Il neo presidente ha comunque gettato un ponte verso Roma e Parigi, prendendo le loro difese, mostrando apprezzamento per il percorso intrapreso e in questo senso cercando di smorzare la posizione dei falchi di Berlino: "Dovremmo dare fiducia agli italiani e ai francesi. E poi vedremo, proprio a marzo, come sarà andata. I governi ci hanno garantito che faranno quanto annunciato", ha aggiunto alla Faz. "Per me si tratta ora di sostituire un diktat immediato con una fiducia a lungo termine", ha aggiunto Juncker per marcare un cambio di passo rispetto ai predecessori. "Si tratta - ha chiosato - di una sana comprensione tra persone". Per Juncker, la situazione di dialogo attuale "è meglio, rispetto alla possibilità di imporre prescrizioni senza che poi succeda nulla".
A queste indicazioni, il ministro dell’Economia, Pier Carlo Padoan, risponde: "Interpreto le parole di Juncker come una cosa che già sappiamo e sulla quale ci siamo già impegnati: l’Italia sta facendo enormi sforzi per le riforme strutturali i cui risultati cominciano ad arrivare e questo è un elemento di valutazione positiva da parte della Commissione europea".
Il richiamo arriva all’indomani delle riunioni di Bruxelles con i ministri delle Finanze: l’Eurogruppo ha espresso apprezzamento per i programmi dell’Italia, chiesto che alle parole seguano i fatti e che si attuino misure efficaci per centrare l’obiettivo di riduzione del deficit strutturale.
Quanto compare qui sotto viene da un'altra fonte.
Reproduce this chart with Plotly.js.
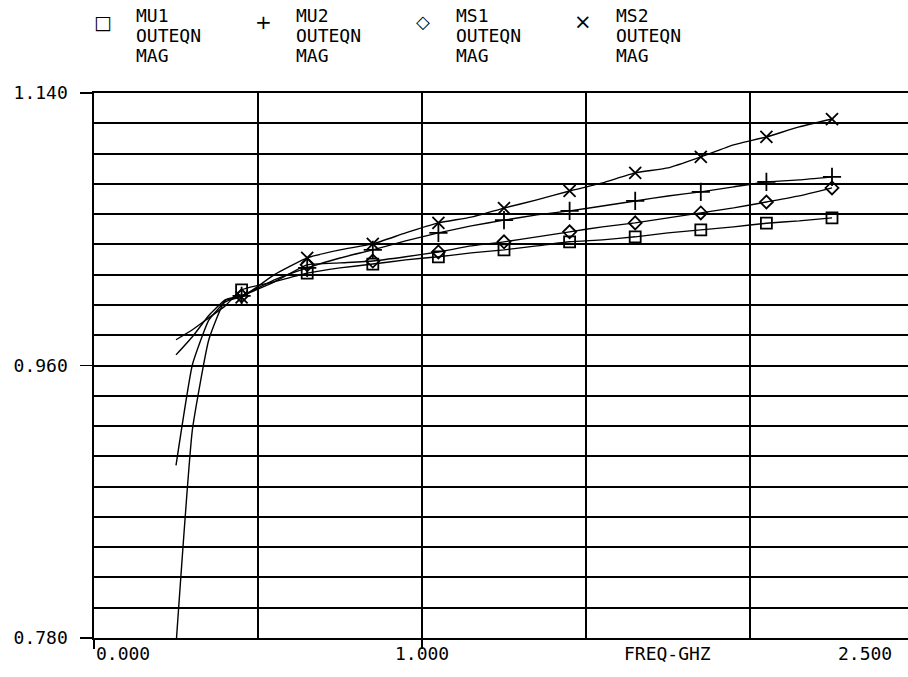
<!DOCTYPE html>
<html>
<head>
<meta charset="utf-8">
<script src="https://cdn.plot.ly/plotly-3.0.1.min.js"></script>
<style>
  html, body { margin: 0; padding: 0; background: #fff; }
  #chart { width: 908px; height: 677px; }
</style>
</head>
<body>
<div id="chart"></div>
<script>
// Swept frequencies (GHz) and the points that carry a marker
const FREQ = [0.25, 0.30, 0.35, 0.40, 0.45, 0.55, 0.65, 0.75, 0.85, 0.95, 1.05,
              1.15, 1.25, 1.35, 1.45, 1.55, 1.65, 1.75, 1.85, 1.95, 2.05, 2.15, 2.25];
const MARK_FREQ = [0.45, 0.65, 0.85, 1.05, 1.25, 1.45, 1.65, 1.85, 2.05, 2.25];

// OUTEQN magnitude for each measurement
const MU1 = [0.977, 0.9836, 0.9915, 0.9994, 1.010, 1.0153, 1.021, 1.0245, 1.027, 1.0298, 1.0318,
             1.0344, 1.0364, 1.039, 1.0417, 1.043, 1.045, 1.0476, 1.0496, 1.0516, 1.054, 1.0555, 1.0575];
const MU2 = [0.894, 0.9605, 0.990, 1.002, 1.006, 1.0166, 1.0245, 1.031, 1.0364, 1.0423, 1.0476,
             1.0522, 1.056, 1.0595, 1.0621, 1.0654, 1.0687, 1.072, 1.0747, 1.078, 1.0813, 1.0826, 1.0846];
const MS1 = [0.967, 0.979, 0.993, 1.0034, 1.006, 1.0153, 1.0265, 1.0278, 1.029, 1.0318, 1.035,
             1.039, 1.0417, 1.045, 1.0483, 1.0516, 1.0542, 1.0575, 1.0608, 1.0641, 1.068, 1.072, 1.0773];
const MS2 = [0.775, 0.9176, 0.977, 1.003, 1.005, 1.020, 1.0311, 1.0364, 1.0403, 1.0476, 1.0542,
             1.058, 1.064, 1.0694, 1.0753, 1.0806, 1.0872, 1.0905, 1.0978, 1.1057, 1.111, 1.1176, 1.1228];

const SERIES_NAMES = ['MU1', 'MU2', 'MS1', 'MS2'];
const LEGEND_SUBLINES = ['OUTEQN', 'MAG'];
const LEGEND_GLYPHS = ['\u25A1', '+', '\u25C7', '\u00D7'];

const Y_TICKS = [0.78, 0.96, 1.14];
const Y_TICK_TEXT = ['0.780', '0.960', '1.140'];
const X_TICKS = [0, 1.0];
const X_LABELS = ['0.000', '1.000', 'FREQ-GHZ', '2.500'];

const FONT = 'DejaVu Sans Mono, monospace';
const SERIES = [MU1, MU2, MS1, MS2];
const SYMBOLS = ['square-open', 'cross-thin-open', 'diamond-open', 'x-thin-open'];
const SYM_SIZE = [11, 13, 10, 12];
const GLYPH_SIZE = [19, 20, 18, 21];

const traces = [];
SERIES.forEach((vals, i) => {
  traces.push({
    x: FREQ, y: vals, mode: 'lines', name: SERIES_NAMES[i], showlegend: false,
    line: { color: '#000', width: 1.4, shape: 'spline', smoothing: 0.4 },
    hoverinfo: 'skip'
  });
  const mx = [], my = [];
  FREQ.forEach((f, k) => {
    if (MARK_FREQ.some(m => Math.abs(m - f) < 1e-9)) { mx.push(f); my.push(vals[k]); }
  });
  traces.push({
    x: mx, y: my, mode: 'markers', name: SERIES_NAMES[i], showlegend: false,
    marker: { symbol: SYMBOLS[i], size: SYM_SIZE[i], color: '#000', line: { color: '#000', width: 1.8 } }
  });
});

// page geometry of the plotting frame
const W = 908, H = 677, L = 94, T = 93, B = 39;
const plotW = W - L, plotH = H - T - B;
const px2paperX = px => (px - L) / plotW;
const px2paperY = py => (H - B - py) / plotH;

const annotations = [];
// legend: symbol + three stacked text lines per series
SERIES_NAMES.forEach((name, i) => {
  const symX = 103 + 160 * i;
  const txtX = symX + 31;
  annotations.push({
    xref: 'paper', yref: 'paper', x: px2paperX(symX), y: px2paperY(22),
    xanchor: 'center', yanchor: 'middle', showarrow: false,
    text: LEGEND_GLYPHS[i], font: { family: 'DejaVu Sans, sans-serif', size: GLYPH_SIZE[i], color: '#000' }
  });
  [name].concat(LEGEND_SUBLINES).forEach((line, j) => {
    annotations.push({
      xref: 'paper', yref: 'paper', x: px2paperX(txtX), y: px2paperY(15 + 20 * j),
      xanchor: 'left', yanchor: 'middle', showarrow: false,
      text: line, font: { family: FONT, size: 18, color: '#000' }
    });
  });
});
// frequency axis labels
const xLabelAnchor = [[0, 'left'], [1.0, 'center'], [1.747, 'center'], [2.35, 'center']];
X_LABELS.forEach((t, i) => {
  annotations.push({
    xref: 'x', yref: 'paper', x: xLabelAnchor[i][0], y: px2paperY(653),
    xanchor: xLabelAnchor[i][1], yanchor: 'middle', showarrow: false,
    text: t, font: { family: FONT, size: 18, color: '#000' }
  });
});

const layout = {
  width: W, height: H,
  margin: { l: L, r: 0, t: T, b: B, autoexpand: false },
  paper_bgcolor: '#fff', plot_bgcolor: '#fff',
  showlegend: false,
  font: { family: FONT, size: 18, color: '#000' },
  xaxis: {
    range: [0, plotW / 328], fixedrange: true,
    tickmode: 'array', tickvals: X_TICKS, ticktext: X_TICKS.map(() => ''),
    ticks: 'outside', ticklen: 9, tickwidth: 1.4, tickcolor: '#000',
    showgrid: true, gridcolor: '#000', gridwidth: 1.5,
    minor: { tick0: 0, dtick: 0.5, showgrid: true, gridcolor: '#000', gridwidth: 1.5, ticks: '' },
    showline: true, linecolor: '#000', linewidth: 1.8, mirror: true, zeroline: false
  },
  yaxis: {
    range: [0.78, 1.14], fixedrange: true,
    tickmode: 'array', tickvals: Y_TICKS, ticktext: Y_TICK_TEXT,
    ticks: 'outside', ticklen: 12, tickwidth: 1.5, tickcolor: '#000',
    ticklabelstandoff: 9,
    tickfont: { family: FONT, size: 18, color: '#000' },
    showgrid: true, gridcolor: '#000', gridwidth: 2,
    minor: { tick0: 0.78, dtick: 0.02, showgrid: true, gridcolor: '#000', gridwidth: 2, ticks: '' },
    showline: true, linecolor: '#000', linewidth: 1.6, zeroline: false
  },
  annotations: annotations
};

Plotly.newPlot('chart', traces, layout, { displayModeBar: false, staticPlot: true });
</script>
</body>
</html>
Proprio sulla necessità di spingere sul pedale della crescita, però, è tornato a insistere il premier Matteo Renzi, che ha incontrato la direttrice del Fondo monetario internazionale (Fmi), Christine Lagarde. "Se perfino il Fmi, che non è esattamente una sezione del Partito Comunista a Washington, chiede all’Europa di investire sulla crescita, qualche domanda i partner Ue dovranno pure cominciare a farsela", avrebbe commentato il premier ai suoi consiglieri economici dopo la visita.
Al centro del colloquio, secondo quanto riferiscono fonti di Palazzo Chigi, l’agenda per la crescita e gli investimenti in Europa; tema centrale nella strategia di alleanze e network che il premier sta tessendo attorno all’approccio ’pro-growth’ - a favore della crescita - che ha contraddistinto la presidenza italiana dell’Unione e le indicazioni maturate anche dal G20 di Brisbane (dove era presente Lagarde).
Sull’importanza delle riforme è intervenuto anche Jyrki Katainen, il vicepresidente della Commissione Ue con le deleghe a Crescita e Competitività, secondo il quale da solo il Piano Juncker di invesitmenti non basta, "servono le riforme oppure tutto sarà inutile. Se restano ostacoli burocratici agli investimenti privati, se l’amministrazione è lenta, se ci sono incognite non finanziarie, il nuovo fondo Efsi potrà far poco". In un’intervista alla Stampa ha spiegato che vanno rimosse le barriere e gli Stati devono far ordine in casa. "La risposta non è nel creare nuovo debito - dice in un’intervista alla Stampa - ma nel focalizzarci sulle riforme che servono a stimolare la ripresa".